BV's Blog - September 26, 2020

These days I've been hit with the double whammy of COVID isolation and recuperating from heart surgery (see my previous blog post).  It has left me with time to indulge my love of Star Trek (Sci-Fi Channel:  Classic Trek) and interesting documentaries on Crave and Netflix.  So far I've seen two docs about Laurel Canyon, another about David Crosby, another about Keith Richards, one about Johnny Cash and Richard Nixon, yet another one about the Russian Revolution and finally a documentary about how to stage your own coup.  The most recent doc I've seen is "No Direction Home" by Martin Scorsese about Bob Dylan's life up to his motorcycle crash in 1966.

Fascinating, to quote Spock.  It takes us from Dylan's beginnings in Hibbing, Minnesota where he grew up, by his own admission without a musical background of his own.   He went out in search of one, and found Woody Guthrie.  When he arrived in New York he had crafted his own identity, saying that yes he was born in Minnesota, but he was raised in New Mexico.  He changed his name from Zimmerman to Dylan.  He seemed to sense the spirit of the times that he found himself in and his gift for poetry found full expression. When asked why he wrote, Dylan said that he wrote the songs that he wanted to hear.
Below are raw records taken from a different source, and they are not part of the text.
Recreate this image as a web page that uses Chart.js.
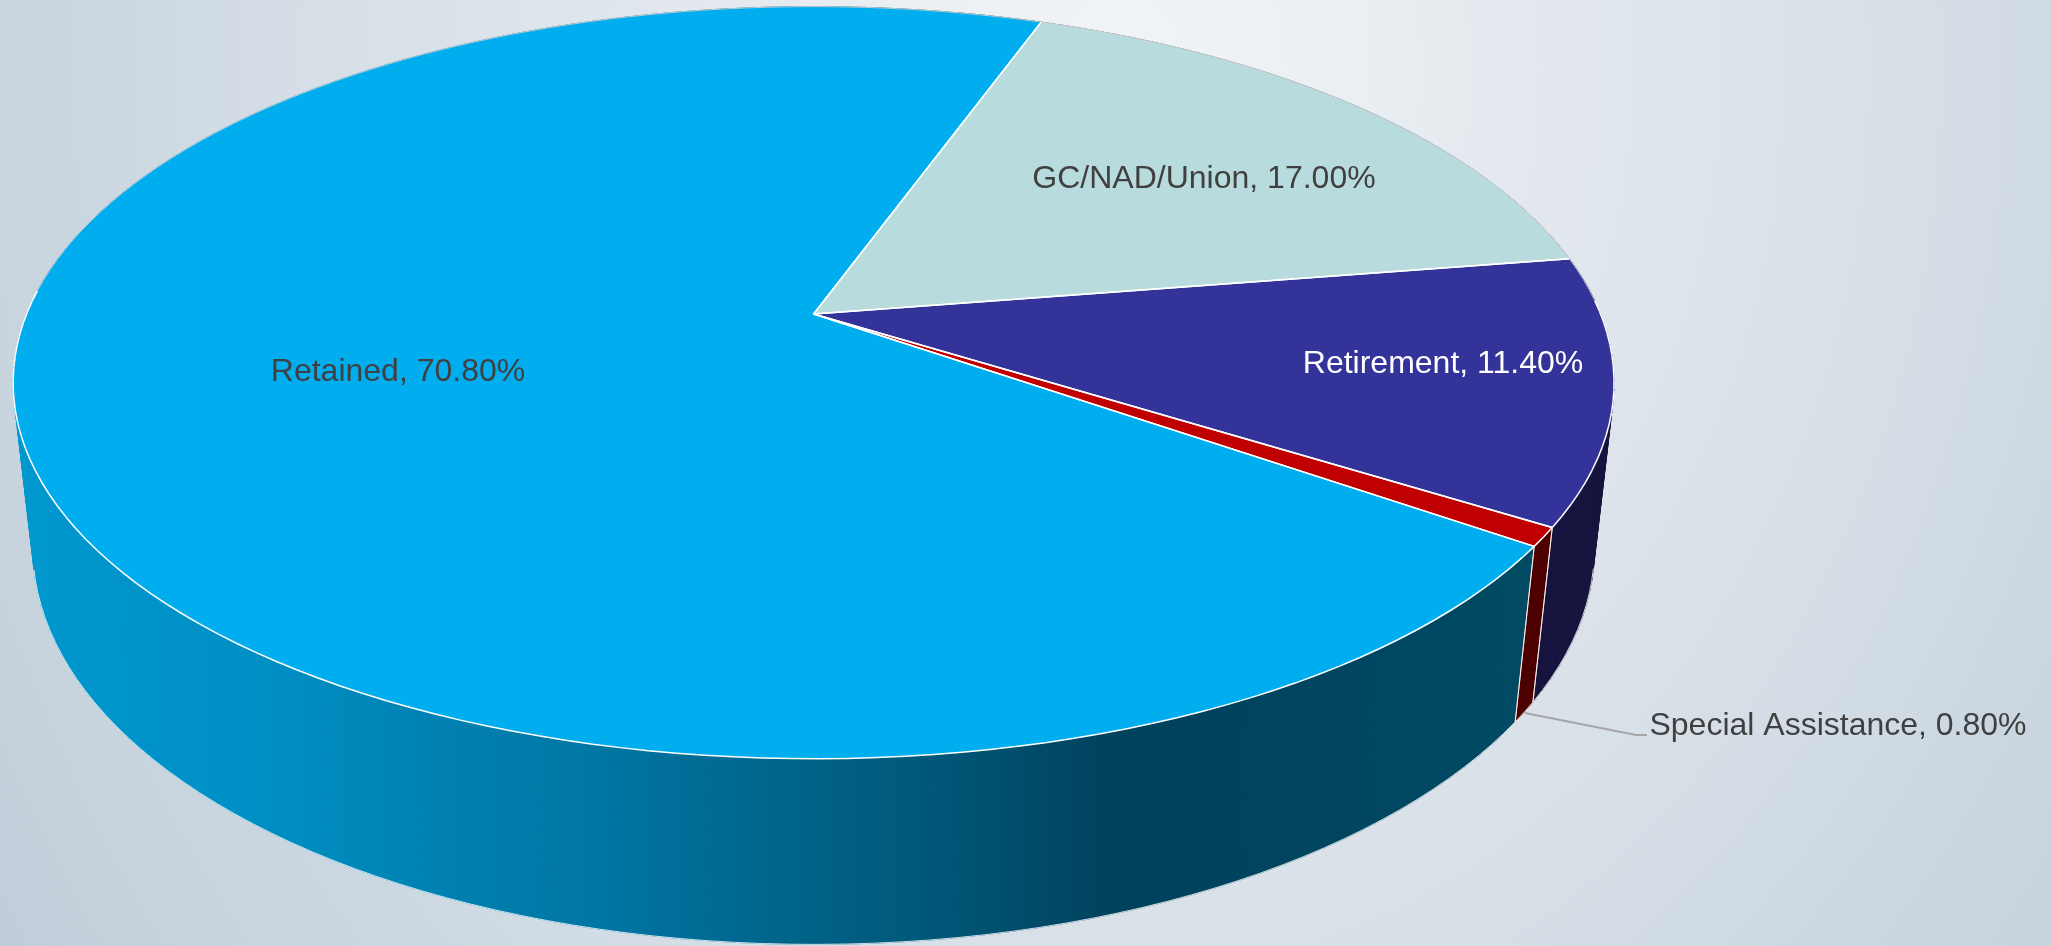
<!DOCTYPE html>
<html>
<head>
<meta charset="utf-8">
<title>Budget pie</title>
<script src="https://cdn.jsdelivr.net/npm/chart.js@4/dist/chart.umd.min.js"></script>
<style>
    html, body { margin: 0; padding: 0; width: 2051px; height: 946px; overflow: hidden; }
    body { background: radial-gradient(ellipse 1080px 1300px at 1120px 70px, #f1f4f6 0%, #eaeff2 22%, #e4e9ef 35%, #dde4eb 55%, #d4dde5 80%, #ccd8e1 93%, #c9d5de 104%, #bfcdd9 125%); }
    canvas { display: block; }
</style>
</head>
<body>
<canvas id="pie" width="2051" height="946"></canvas>
<script>
// Data
const categories = ['Retained', 'GC/NAD/Union', 'Retirement', 'Special Assistance'];
const shares = [70.8, 17.0, 11.4, 0.8];
const labelTexts = ['Retained, 70.80%', 'GC/NAD/Union, 17.00%', 'Retirement, 11.40%', 'Special Assistance, 0.80%'];

// Colours
const topColors = ['#00aeef', '#b8dbdd', '#333399', '#c00000'];
const sideColors = [null, '#5b7073', '#16143f', '#4d0000'];

// Where the data labels sit on the page
const labelSpots = [
    { x: 398, y: 372, color: '#404040' },
    { x: 1204, y: 179, color: '#404040' },
    { x: 1443, y: 364, color: '#ffffff' },
    { x: 1838, y: 726, color: '#404040' }
];

// Camera: maps a point of the unit disc (z = 0 top, z = 1 bottom) on to the page
const cam = { cx: 813.6, cy: 314, r: 787, s: 306.2, k: -0.1826, q: 174.7, m: 0.0243 };

function project(angle, radius, z) {
    const u = Math.cos(angle) * radius;
    const v = Math.sin(angle) * radius;
    const w = 1 + cam.k * v + cam.m * z;
    return {
        x: cam.cx + cam.r * u / w,
        y: (cam.cy + cam.s * v + cam.q * z) / w
    };
}

// Points along the rim between two angles
function rimPoints(start, end, z) {
    const steps = Math.max(1, Math.ceil((end - start) / 0.03));
    const pts = [];
    for (let i = 0; i <= steps; i++) {
        const p = project(start + (end - start) * i / steps, 1, z);
        p.angle = start + (end - start) * i / steps;
        pts.push(p);
    }
    return pts;
}

function tracePath(ctx, pts, close) {
    ctx.beginPath();
    pts.forEach((p, i) => (i ? ctx.lineTo(p.x, p.y) : ctx.moveTo(p.x, p.y)));
    if (close) ctx.closePath();
}

// A wall facet faces the viewer when its corners run one way round
function facesViewer(a, b, c) {
    return (b.x - a.x) * (c.y - a.y) - (b.y - a.y) * (c.x - a.x) > 0;
}

function sideGradient(ctx) {
    const grad = ctx.createLinearGradient(15, 0, 1520, 0);
    grad.addColorStop(0, '#0098cf');
    grad.addColorStop(0.16, '#008fc4');
    grad.addColorStop(0.4, '#0074a0');
    grad.addColorStop(0.55, '#005f83');
    grad.addColorStop(0.625, '#005575');
    grad.addColorStop(0.72, '#00435f');
    grad.addColorStop(0.78, '#00425e');
    grad.addColorStop(1, '#004a63');
    return grad;
}

// Draws the arcs that Chart.js laid out as a perspective 3D pie
const pie3d = {
    id: 'pie3d',
    beforeDatasetsDraw(chart) {
        const ctx = chart.ctx;
        const arcs = chart.getDatasetMeta(0).data;
        ctx.save();
        ctx.lineJoin = 'round';

        // side walls first, one facet at a time so the back and front don't cancel out
        arcs.forEach((arc, i) => {
            const top = rimPoints(arc.startAngle, arc.endAngle, 0);
            const bottom = rimPoints(arc.startAngle, arc.endAngle, 1);
            const fill = sideColors[i] || sideGradient(ctx);
            ctx.fillStyle = fill;
            ctx.strokeStyle = fill;
            ctx.lineWidth = 1;
            for (let n = 0; n < top.length - 1; n++) {
                tracePath(ctx, [top[n], top[n + 1], bottom[n + 1], bottom[n]], true);
                ctx.fill();
                ctx.stroke();
            }
        });

        // light edges of the walls, only where they can be seen
        ctx.strokeStyle = 'rgba(255,255,255,0.8)';
        ctx.lineWidth = 1;
        arcs.forEach((arc) => {
            const top = rimPoints(arc.startAngle, arc.endAngle, 0);
            const bottom = rimPoints(arc.startAngle, arc.endAngle, 1);
            const last = top.length - 1;
            for (let n = 0; n < last; n++) {
                if (facesViewer(bottom[n], bottom[n + 1], top[n])) {
                    tracePath(ctx, [bottom[n], bottom[n + 1]], false);
                    ctx.stroke();
                }
            }
            tracePath(ctx, [top[0], bottom[0]], false);
            ctx.stroke();
            tracePath(ctx, [top[last], bottom[last]], false);
            ctx.stroke();
        });

        // then the top face
        arcs.forEach((arc, i) => {
            const pts = rimPoints(arc.startAngle, arc.endAngle, 0);
            tracePath(ctx, pts.concat(project(0, 0, 0)), true);
            ctx.fillStyle = topColors[i];
            ctx.fill();
        });
        arcs.forEach((arc) => {
            const pts = rimPoints(arc.startAngle, arc.endAngle, 0);
            // spokes
            tracePath(ctx, [pts[pts.length - 1], project(0, 0, 0), pts[0]], false);
            ctx.strokeStyle = '#ffffff';
            ctx.lineWidth = 1.5;
            ctx.stroke();
            // rim: white at the front, a thin grey hairline at the back
            for (let n = 0; n < pts.length - 1; n++) {
                const front = Math.sin(pts[n].angle) > -0.05;
                ctx.strokeStyle = front ? '#ffffff' : 'rgba(205,210,215,0.9)';
                ctx.lineWidth = front ? 1.5 : 1;
                tracePath(ctx, [pts[n], pts[n + 1]], false);
                ctx.stroke();
            }
        });

        // leader line for the thin slice
        ctx.beginPath();
        ctx.moveTo(1525, 713);
        ctx.lineTo(1636, 735);
        ctx.lineTo(1647, 735);
        ctx.strokeStyle = '#a6a6a6';
        ctx.lineWidth = 2;
        ctx.stroke();

        // data labels
        ctx.font = '32px "Liberation Sans", Arial, sans-serif';
        ctx.textAlign = 'center';
        ctx.textBaseline = 'middle';
        labelTexts.forEach((text, i) => {
            ctx.fillStyle = labelSpots[i].color;
            ctx.fillText(text, labelSpots[i].x, labelSpots[i].y);
        });

        ctx.restore();
        return false; // the flat arcs are not wanted
    }
};

new Chart(document.getElementById('pie').getContext('2d'), {
    type: 'pie',
    data: {
        labels: categories,
        datasets: [{ data: shares, backgroundColor: topColors }]
    },
    options: {
        responsive: false,
        animation: false,
        rotation: 124.92,
        plugins: {
            legend: { display: false },
            tooltip: { enabled: false }
        }
    },
    plugins: [pie3d]
});
</script>
</body>
</html>
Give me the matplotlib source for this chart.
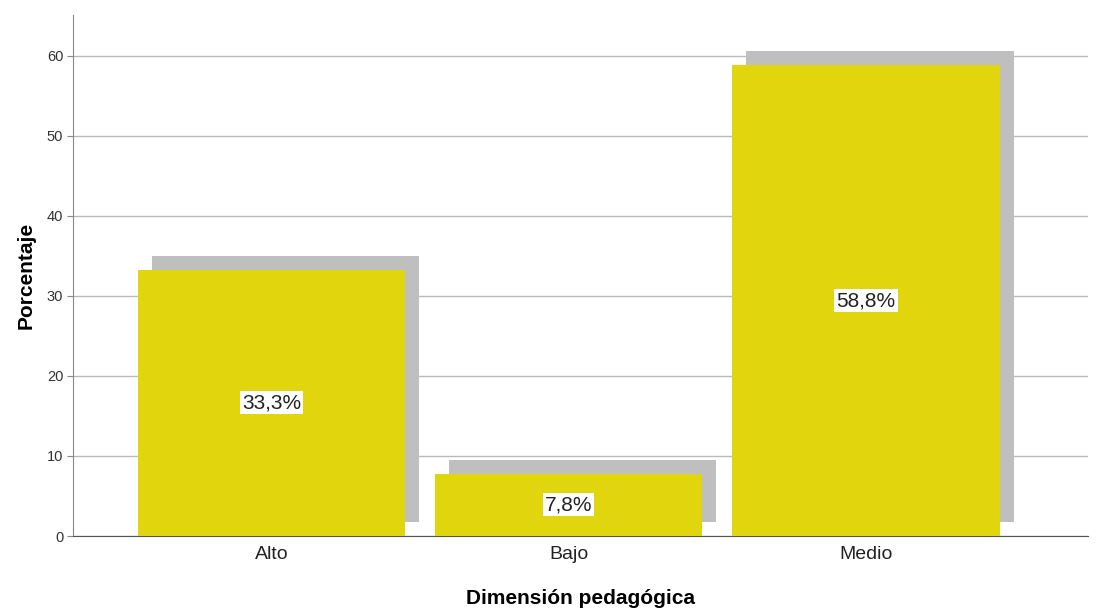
#!/usr/bin/env python

import matplotlib
matplotlib.use('Agg')
import matplotlib.pyplot as plt
import matplotlib.transforms as mtransforms

categories = ['Alto', 'Bajo', 'Medio']
porcentajes = [33.3, 7.8, 58.8]
etiquetas = ['33,3%', '7,8%', '58,8%']

plt.rcParams['font.family'] = ['Liberation Sans', 'DejaVu Sans']

fig = plt.figure(figsize=(11.03, 6.10), dpi=100)
ax = fig.add_axes([0.0662, 0.1213, 0.9202, 0.8541])

x = range(len(categories))

# sombra desplazada arriba a la derecha
shadow = mtransforms.offset_copy(ax.transData, fig=fig, x=0.14, y=0.14, units='inches')
ax.bar(x, porcentajes, width=0.9, color='#bfbfbf', transform=shadow, zorder=2)
ax.bar(x, porcentajes, width=0.9, color='#e1d60d', zorder=3)

for i, (v, lab) in enumerate(zip(porcentajes, etiquetas)):
    ax.text(i, v / 2, lab, ha='center', va='center', fontsize=15, color='#222222',
            bbox=dict(facecolor='white', edgecolor='none', pad=1.5), zorder=4)

ax.set_xlim(-0.667, 2.747)
ax.set_ylim(0, 65.1)
ax.set_yticks([0, 10, 20, 30, 40, 50, 60])
ax.set_xticks(list(x))
ax.set_xticklabels(categories, fontsize=14, color='#222222')
ax.tick_params(axis='y', labelsize=10.5, labelcolor='#333333', length=4, color='#888888', pad=3)
ax.tick_params(axis='x', length=0, pad=7)

ax.yaxis.grid(True, color='#bbbbbb', linewidth=1.0, zorder=0)
ax.set_axisbelow(True)

for s in ['top', 'right']:
    ax.spines[s].set_visible(False)
ax.spines['left'].set_color('#888888')
ax.spines['bottom'].set_color('#555555')

ax.set_ylabel('Porcentaje', fontsize=15, fontweight='bold', labelpad=8)
ax.set_xlabel('Dimensión pedagógica', fontsize=15, fontweight='bold', labelpad=19)

fig.savefig('out.png', dpi=100)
While situating himself within the Folk music ethos of the United States in the early 60s and being an heir to Woody Guthrie, he found himself in the vanguard of the movements for change: anti-war protests, Black civil rights, etc.  But all the while that his audience revered him and felt he was a leader, Dylan himself did not want to be bound by any kind of pigeon-holing. He seemed to chafe at the label "protest singer".  His songs, long, mult-versed, composed as poems on paper and pencil or typewriter, began to explore wider worlds.  Then, along came "Like a Rolling Stone" and Dylan dared to go electric.  Fans and fellow-folkies were horrified.  Dylan's sold out, they cried.  The documentary follows Dylan around his tour of Britain and Europe where he was routinely booed.

Watching this with plenty of hindsight, I still can't get over the audience reaction to Dylan and his backup band (who were eventually to become The Band). Give the guy a break, was my feeling.  It's hard to imagine an audience that had placed acoustic folk music and their Hero on such a pedestal.  I suppose the only way to get off that pedestal and grow artistically, in his mind, was to stay the course and let his audience come to him, which is what eventually happened. The documentary ends with the announcement of Dylan's motorcycle crash in 1966.  Even though he continued to write and record music, he didn't tour for another eight years.  Interesting watching.  I highly recommend "No Direction Home".